When we left Utah and crossed into Colorado, it was amazing how how quickly the landscape changed from looking like southern Utah to looking like Colorado: More distant snow-capped mountains, less red rock and desert, more trees and greenness.
We didn’t get a very early start because of the balloon activities on our last day in Moab, and we were heading to some BLM land near the small town of Delores. When we got there, the gates were locked with a sign saying they wouldn’t open until the end of May. Time to look up a plan B. I found a campground at the Mesa Verde National Park and Tom found some free BLM camping near there, so that’s where we headed.
We unhitched the car at the park’s visitor center, and while I checked it out, Tom checked out the free sites down the road. He only found one available and it was rutted and not level.
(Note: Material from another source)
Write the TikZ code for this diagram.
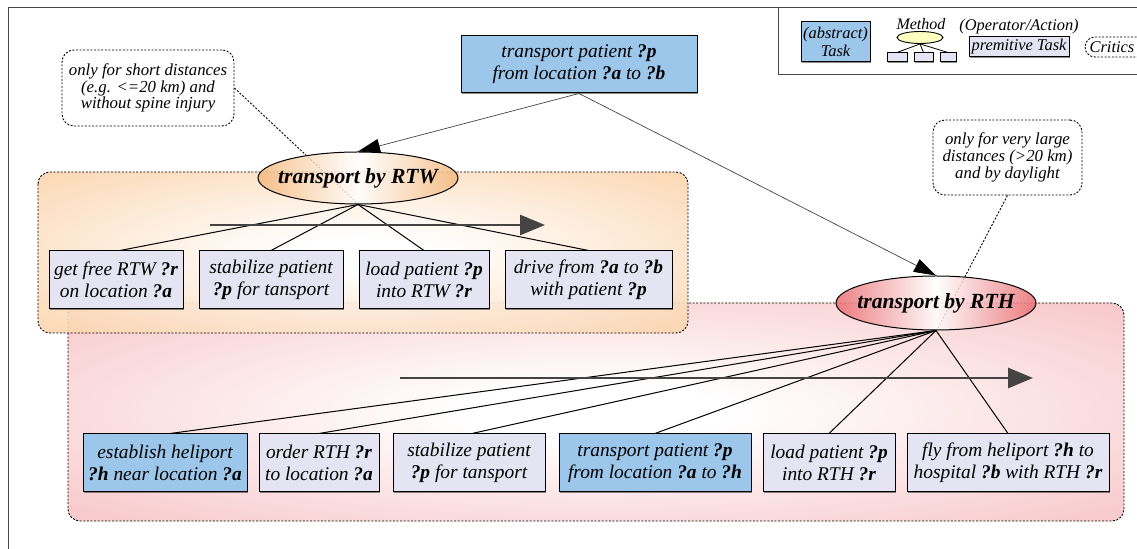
\documentclass[tikz,border=0pt]{standalone}
\usepackage{fontspec}
\setmainfont{Liberation Serif}
\usetikzlibrary{arrows.meta,shapes.geometric,calc,shadows}

\definecolor{taskblue}{RGB}{156,198,234}
\definecolor{primlav}{RGB}{228,228,242}
\definecolor{methyellow}{RGB}{255,255,192}
\definecolor{orangereg}{RGB}{250,190,130}
\definecolor{pinkreg}{RGB}{243,168,172}
\definecolor{orangeell}{RGB}{245,184,124}
\definecolor{redell}{RGB}{234,108,112}
\definecolor{framegray}{RGB}{70,70,70}
\definecolor{flowgray}{RGB}{68,68,68}

% soft radial fills for the two method regions
\pgfdeclareradialshading{rtwfill}{\pgfpoint{0bp}{0bp}}{color(0bp)=(white); color(5bp)=(white); color(50bp)=(orangereg); color(80bp)=(orangereg)}
\pgfdeclareradialshading{rthfill}{\pgfpoint{0bp}{0bp}}{color(0bp)=(white); color(6bp)=(white); color(52bp)=(pinkreg); color(80bp)=(pinkreg)}

\newcommand\pv[1]{\textbf{?#1}}
\newcommand\boxfont{\fontsize{9.7}{11}\selectfont\itshape}
\newcommand\notefont{\fontsize{8.4}{8.4}\selectfont\itshape}
\newcommand\legfont{\fontsize{8.2}{9}\selectfont\itshape}
\newcommand\methfont{\fontsize{10.8}{12}\selectfont\bfseries\itshape}

\begin{document}
\begin{tikzpicture}[x=0.5pt,y=-0.5pt,
  taskbox/.style={draw=black, line width=0.5pt, fill=taskblue, inner sep=0pt, align=center, font=\boxfont,
    drop shadow={shadow xshift=0.6pt, shadow yshift=-0.6pt, opacity=0.45, fill=black}},
  primbox/.style={taskbox, fill=primlav},
  methell/.style={ellipse, draw=black, line width=0.5pt, inner xsep=-8pt, inner ysep=0pt, font=\methfont,
    fill opacity=0.85, text opacity=1},
  region/.style={draw=black, dash pattern=on 1pt off 0.8pt, line width=0.45pt, rounded corners=6pt},
  note/.style={draw=black, dash pattern=on 1pt off 0.8pt, line width=0.45pt, rounded corners=6pt, fill=white,
    inner sep=0pt, align=center, font=\notefont},
  noteline/.style={black, dash pattern=on 1pt off 0.8pt, line width=0.45pt},
  decomp/.style={black, line width=0.5pt},
  choice/.style={draw=flowgray, line width=0.35pt, -{Triangle[length=11pt,width=7pt,color=black]}},
  flow/.style={draw=flowgray, line width=1.4pt, -{Triangle[length=12.5pt,width=10pt]}},
]
\useasboundingbox (0,0) rectangle (1137,549);
\clip (0,0) rectangle (1137,549);

% outer frame and legend frame
\draw[framegray, line width=0.5pt] (8,549) -- (8,8) -- (1137,8);
\draw[framegray, line width=0.5pt] (778,8) -- (778,75) -- (1137,75);

% ---------- legend ----------
\node[taskbox, font=\legfont, minimum width=34.5pt, minimum height=20pt] (lgtask) at (835.5,42) {(abstract)\\Task};
\node[font=\fontsize{8}{8}\selectfont\itshape, inner sep=0pt] (lgmethlabel) at (921,24) {Method};
\node[ellipse, draw=black, line width=0.45pt, fill=methyellow, minimum width=23pt, minimum height=6pt, inner sep=0pt] (lgmeth) at (920,37.5) {};
\node[primbox, minimum width=10pt, minimum height=4.5pt, drop shadow={opacity=0}] (lgs1) at (897,57.5) {};
\node[primbox, minimum width=9.5pt, minimum height=4.5pt, drop shadow={opacity=0}] (lgs2) at (923.5,57.5) {};
\node[primbox, minimum width=8pt, minimum height=4.5pt, drop shadow={opacity=0}] (lgs3) at (948,57.5) {};
\draw[decomp, line width=0.4pt] (lgmeth.south) -- (lgs1.north);
\draw[decomp, line width=0.4pt] (lgmeth.south) -- (lgs2.north);
\draw[decomp, line width=0.4pt] (lgmeth.south) -- (lgs3.north);
\node[font=\fontsize{8.2}{8}\selectfont\itshape, inner sep=0pt] (lgoplabel) at (1019,27) {(Operator/Action)};
\node[primbox, font=\legfont, minimum width=50pt, minimum height=10pt] (lgprim) at (1019,47) {premitive Task};
\draw[region, rounded corners=5pt] (1085,37) rectangle (1160,57);
\node[font=\legfont, inner sep=0pt] (lgcrit) at (1112,47) {Critics};

% ---------- method regions ----------
\shadedraw[region, shading=rthfill] (68,303) rectangle (1124,521);
\shadedraw[region, shading=rtwfill, fill opacity=0.9] (38,172) rectangle (688,333);

% ---------- critics (notes) ----------
\node[note, minimum width=86pt, minimum height=38pt] (lnote) at (148,88)
  {only for short distances\\(e.g. <=20 km) and\\without spine injury};
\node[note, minimum width=74.5pt, minimum height=37.5pt] (rnote) at (1007.5,157.5)
  {only for very large\\distances (>20 km)\\and by daylight};

% ---------- top task ----------
\node[taskbox, minimum width=118pt, minimum height=28.5pt] (top) at (579,64.5)
  {transport patient \pv{p}\\from location \pv{a} to \pv{b}};

% critic annotations run to the method ellipses
\coordinate (rtwc) at (358,204);
\coordinate (rthc) at (937,330);
\draw[noteline] (lnote.east) -- (rtwc);
\draw[noteline] (rnote.south) -- (rthc);

% ---------- method ellipses ----------
\node[methell, minimum width=100pt, minimum height=26pt, left color=orangeell, right color=orangeell, middle color=white]
  (rtw) at (358,178) {transport by RTW};
\node[methell, minimum width=100pt, minimum height=27pt, left color=redell, right color=redell, middle color=white]
  (rth) at (936,303) {transport by RTH};

\draw[choice] (top.south) -- (rtw.north);
\draw[choice] (top.south) -- (rth.north);

% ---------- subtasks of transport by RTW ----------
\node[primbox, minimum width=67pt, minimum height=29pt] (w1) at (116,280) {get free RTW \pv{r}\\on location \pv{a}};
\node[primbox, minimum width=72pt, minimum height=29pt] (w2) at (271,280) {stabilize patient\\\pv{p} for tansport};
\node[primbox, minimum width=65pt, minimum height=29pt] (w3) at (424,280) {load patient \pv{p}\\into RTW \pv{r}};
\node[primbox, minimum width=83.5pt, minimum height=29pt] (w4) at (588.5,280) {drive from \pv{a} to \pv{b}\\with patient \pv{p}};

\draw[decomp] (rtw.south) -- ([xshift=2pt]w1.north);
\draw[decomp] (rtw.south) -- (w2.north);
\draw[decomp] (rtw.south) -- (w3.north);
\draw[decomp] (rtw.south) -- (w4.north);

\coordinate (rtwflow0) at (210,225);
\coordinate (rtwflow1) at (545,225);
\draw[flow] (rtwflow0) -- (rtwflow1);

% ---------- subtasks of transport by RTH ----------
\node[taskbox, minimum width=82pt, minimum height=29pt] (h1) at (165,463) {establish heliport\\\pv{h} near location \pv{a}};
\node[primbox, minimum width=60pt, minimum height=29pt] (h2) at (319,463) {order RTH \pv{r}\\to location \pv{a}};
\node[primbox, minimum width=76pt, minimum height=29pt] (h3) at (469,463) {stabilize patient\\\pv{p} for tansport};
\node[taskbox, minimum width=96pt, minimum height=29pt] (h4) at (655,463) {transport patient \pv{p}\\from location \pv{a} to \pv{h}};
\node[primbox, minimum width=66pt, minimum height=29pt] (h5) at (829,463) {load patient \pv{p}\\into RTH \pv{r}};
\node[primbox, minimum width=101pt, minimum height=29pt] (h6) at (1008,463) {fly from heliport \pv{h} to\\hospital \pv{b} with RTH \pv{r}};

\draw[decomp] (rth.south) -- ([xshift=2.5pt]h1.north);
\draw[decomp] (rth.south) -- (h2.north);
\draw[decomp] (rth.south) -- ([xshift=1.5pt]h3.north);
\draw[decomp] (rth.south) -- (h4.north);
\draw[decomp] (rth.south) -- (h5.north);
\draw[decomp] (rth.south) -- (h6.north);

\coordinate (rthflow0) at (400,378);
\coordinate (rthflow1) at (1033,378);
\draw[flow] (rthflow0) -- (rthflow1);
\end{tikzpicture}
\end{document}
My vote was for the park. It looked like there were all kinds of hikes and lots of cliff dwellings to see. But I surprised myself because there was still snow on the ground which normally would have made me say “let’s pass.”
At the time it was sunny and warm, so we decided to stay five nights. After we got checked in and set up, we discovered that most of the trails don’t open until May 19th. And worst of all – no internet! It was a bit challenging to stay so long without being connected. We survived!
I was still feeling under the weather, so the first day we drove the loop that was open. We did stop at the many pullouts where you could see into the pit houses.
There were a lot of overlooks where we could see the many different cliff dwellings. There were more of them than we had ever seen – and larger as well.
And the scenery was spectacular.
To actually tour the dwellings, you have to buy tickets and only one of the three that allows tours was open, so we got our tickets for the one below the following day.
The next day was beautiful and sunny but when the time came for the tour, I backed out. My lungs were still too sick to handle the stairs and ladders involved, so I napped in the car while Tom took the tour.
Tom was amazed at how uniform and smooth the rocks they used to build were. They didn’t just stack rocks, but put a lot of effort into chipping them into shape. It was very detailed work – and obviously well done since they’ve been there for eight centuries!
The “they” that built them were the Ancient Pueblo Peoples (formerly known as Anasazi) who were abundant in the area before the 1300’s. Very abundant in fact. We read a sign that said the population had increased two-thousand percent! There were more people who lived there then than now. Pretty amazing stuff we learned.
I decided to lay low another day and spent my time on the computer while Tom did a nice long rim hike near our campsite. He called from the top of the mesa and told me to take a picture of him waving. On the left is my view of him on the top of the hill (note the white patches of snow). On the right is his view down to our camp spot.
Afterwards he did our laundry at the campground and then went into the town of Mancos to check out the local brewery. I just wasn’t being any fun, and he was going a little stir crazy.
On Monday I needed to make a trip to the post office in town, so we decided to go for a drive since the weather was going to be rainy. We drove to the visitor’s center at Canyons of the Ancients . Tom read there was some hiking to some ruins, but they didn’t seem to be very popular. The museum at the visitor’s center though was one of the best we’ve seen. They had a full scale replica of a pit house and great information on the archeology discovery done in the four corners area. They had microscopes where you could view pottery slices or yucca plants and what I liked best is that they offered several theories (not just one or two) on how early humans came and went from this area – because the actual truth just isn’t known.
From there we took a long drive out to the very large Lowry Pueblo Ruins in Pleasant View. They aren’t as popular as other ruins in the area, but it was nice because we could get up close.
Then we took another lonely drive through mega-sized hay fields to Hovenweep National Monument. It had been recommended by our friend Judy who saw that we were in the area (gotta love friend-finder!). We watched a film at the visitor’s center about all the ruins in the canyons and then took a hike around the canyon rims to see them. Even though it had started to rain, I think this was my favorite spot of our time here. They had some cliff-dwellings built into the canyon sides, but mostly they built two or three story structures on top of the boulders. The workmanship was amazing.
Our time here passed quickly and now we’re moving over to Durango – and to good internet I hope!
Peace & Love, Joy
Hey Rightlaners, so glad you were able to visit Hovenweep… one of our favorites too!! Great Pictures.
Hey Rightlaners, So glad you were able to visit Hovenweep. It’s one of our favorites too. Your pictures and post are super.
Hey Rightlaners, So glad you were able to visit Hovenweep. It’s one of our favorites in that area and the museum as well. Your post and photos are super.